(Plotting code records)
--
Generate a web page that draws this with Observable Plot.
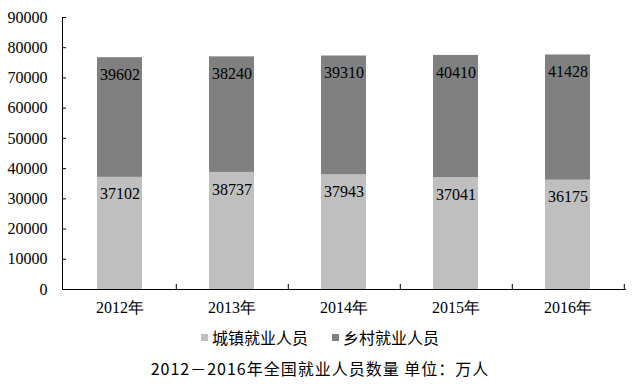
<!DOCTYPE html>
<html>
<head>
<meta charset="utf-8">
<script src="https://cdn.jsdelivr.net/npm/d3@7"></script>
<script src="https://cdn.jsdelivr.net/npm/@observablehq/plot@0.6"></script>
<style>
  body { margin: 0; background: #fff; }
  #wrap { position: relative; width: 636px; height: 384px; overflow: hidden; }
  #legend { position: absolute; left: 0; top: 324px; width: 640px; display: flex; justify-content: center; gap: 24px;
    font-family: "Noto Sans CJK SC", sans-serif; font-size: 16px; color: #000; line-height: 26px; }
  #legend .item { display: flex; align-items: center; }
  #legend .sw { width: 7px; height: 7px; margin-right: 4px; }
  #caption { position: absolute; left: 0; top: 355px; width: 640px; text-align: center;
    font-family: "Noto Sans CJK SC", sans-serif; font-size: 16px; letter-spacing: 1px; color: #000; line-height: 26px; }
</style>
</head>
<body>
<div id="wrap">
  <div id="chart"></div>
  <div id="legend"></div>
  <div id="caption"></div>
</div>
<script>
const years = ["2012年", "2013年", "2014年", "2015年", "2016年"];
const urban = [37102, 38737, 37943, 37041, 36175];
const rural = [39602, 38240, 39310, 40410, 41428];
const seriesNames = ["城镇就业人员", "乡村就业人员"];
const seriesColors = ["#bfbfbf", "#808080"];
const yTicks = [0, 10000, 20000, 30000, 40000, 50000, 60000, 70000, 80000, 90000];
const captionText = "2012－2016年全国就业人员数量 单位：万人";

const data = [];
years.forEach((y, i) => {
  data.push({year: y, series: seriesNames[0], value: urban[i]});
  data.push({year: y, series: seriesNames[1], value: rural[i]});
});

const W = 636, H = 322, mL = 62, mR = 11, mT = 17, mB = 33;
const step = (W - mL - mR) / years.length;

const chart = Plot.plot({
  width: W, height: H,
  marginLeft: mL, marginRight: mR, marginTop: mT, marginBottom: mB,
  style: {fontFamily: "'Liberation Serif', 'Times New Roman', serif", fontSize: "16px", color: "#000", background: "#fff"},
  x: {domain: years, paddingInner: 0.6, paddingOuter: 0.3, align: 0.5, label: null},
  y: {domain: [0, 90000], label: null},
  color: {domain: seriesNames, range: seriesColors},
  marks: [
    Plot.barY(data, Plot.stackY({x: "year", y: "value", fill: "series", order: seriesNames})),
    Plot.text(data, Plot.stackY2({x: "year", y: "value", z: "series", order: seriesNames, text: d => String(d.value), dy: 17, fill: "#000", fontSize: 16})),
    Plot.axisY({ticks: yTicks, tickSize: 0, tickPadding: 15, tickFormat: d => String(d), fontSize: 16, label: null}),
    Plot.axisY({ticks: yTicks, tickSize: -4, text: null, label: null}),
    Plot.axisX({tickSize: 0, tickPadding: 12, fontSize: 16, label: null}),
    Plot.axisX({tickSize: -5, text: null, dx: step / 2, label: null}),
    Plot.frame({anchor: "left"}),
    Plot.frame({anchor: "bottom"})
  ]
});
document.getElementById("chart").appendChild(chart);

const legend = document.getElementById("legend");
seriesNames.forEach((n, i) => {
  const it = document.createElement("div");
  it.className = "item";
  const sw = document.createElement("span");
  sw.className = "sw";
  sw.style.background = seriesColors[i];
  const t = document.createElement("span");
  t.textContent = n;
  it.appendChild(sw); it.appendChild(t);
  legend.appendChild(it);
});
document.getElementById("caption").textContent = captionText;
</script>
</body>
</html>
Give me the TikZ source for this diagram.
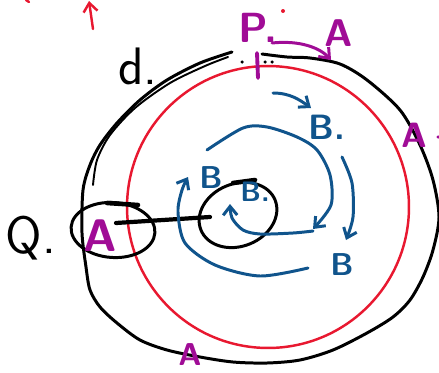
--
_What is asked:_
Restate the whole listing above exactly, except for its images.

_Solution to this problem:_
Generate a web page that draws this with Observable Plot.
<!DOCTYPE html>
<html>
<head>
<meta charset="utf-8">
<script src="https://cdn.jsdelivr.net/npm/d3@7"></script>
<script src="https://cdn.jsdelivr.net/npm/@observablehq/plot@0.6"></script>
<style>
  body { margin: 0; background: #fff; }
  #wrap { position: relative; width: 636px; height: 384px; overflow: hidden; }
  #legend { position: absolute; left: 0; top: 324px; width: 640px; display: flex; justify-content: center; gap: 24px;
    font-family: "Noto Sans CJK SC", sans-serif; font-size: 16px; color: #000; line-height: 26px; }
  #legend .item { display: flex; align-items: center; }
  #legend .sw { width: 7px; height: 7px; margin-right: 4px; }
  #caption { position: absolute; left: 0; top: 355px; width: 640px; text-align: center;
    font-family: "Noto Sans CJK SC", sans-serif; font-size: 16px; letter-spacing: 1px; color: #000; line-height: 26px; }
</style>
</head>
<body>
<div id="wrap">
  <div id="chart"></div>
  <div id="legend"></div>
  <div id="caption"></div>
</div>
<script>
const years = ["2012年", "2013年", "2014年", "2015年", "2016年"];
const urban = [37102, 38737, 37943, 37041, 36175];
const rural = [39602, 38240, 39310, 40410, 41428];
const seriesNames = ["城镇就业人员", "乡村就业人员"];
const seriesColors = ["#bfbfbf", "#808080"];
const yTicks = [0, 10000, 20000, 30000, 40000, 50000, 60000, 70000, 80000, 90000];
const captionText = "2012－2016年全国就业人员数量 单位：万人";

const data = [];
years.forEach((y, i) => {
  data.push({year: y, series: seriesNames[0], value: urban[i]});
  data.push({year: y, series: seriesNames[1], value: rural[i]});
});

const W = 636, H = 322, mL = 62, mR = 11, mT = 17, mB = 33;
const step = (W - mL - mR) / years.length;

const chart = Plot.plot({
  width: W, height: H,
  marginLeft: mL, marginRight: mR, marginTop: mT, marginBottom: mB,
  style: {fontFamily: "'Liberation Serif', 'Times New Roman', serif", fontSize: "16px", color: "#000", background: "#fff"},
  x: {domain: years, paddingInner: 0.6, paddingOuter: 0.3, align: 0.5, label: null},
  y: {domain: [0, 90000], label: null},
  color: {domain: seriesNames, range: seriesColors},
  marks: [
    Plot.barY(data, Plot.stackY({x: "year", y: "value", fill: "series", order: seriesNames})),
    Plot.text(data, Plot.stackY2({x: "year", y: "value", z: "series", order: seriesNames, text: d => String(d.value), dy: 17, fill: "#000", fontSize: 16})),
    Plot.axisY({ticks: yTicks, tickSize: 0, tickPadding: 15, tickFormat: d => String(d), fontSize: 16, label: null}),
    Plot.axisY({ticks: yTicks, tickSize: -4, text: null, label: null}),
    Plot.axisX({tickSize: 0, tickPadding: 12, fontSize: 16, label: null}),
    Plot.axisX({tickSize: -5, text: null, dx: step / 2, label: null}),
    Plot.frame({anchor: "left"}),
    Plot.frame({anchor: "bottom"})
  ]
});
document.getElementById("chart").appendChild(chart);

const legend = document.getElementById("legend");
seriesNames.forEach((n, i) => {
  const it = document.createElement("div");
  it.className = "item";
  const sw = document.createElement("span");
  sw.className = "sw";
  sw.style.background = seriesColors[i];
  const t = document.createElement("span");
  t.textContent = n;
  it.appendChild(sw); it.appendChild(t);
  legend.appendChild(it);
});
document.getElementById("caption").textContent = captionText;
</script>
</body>
</html>
Give me the TikZ source for this diagram.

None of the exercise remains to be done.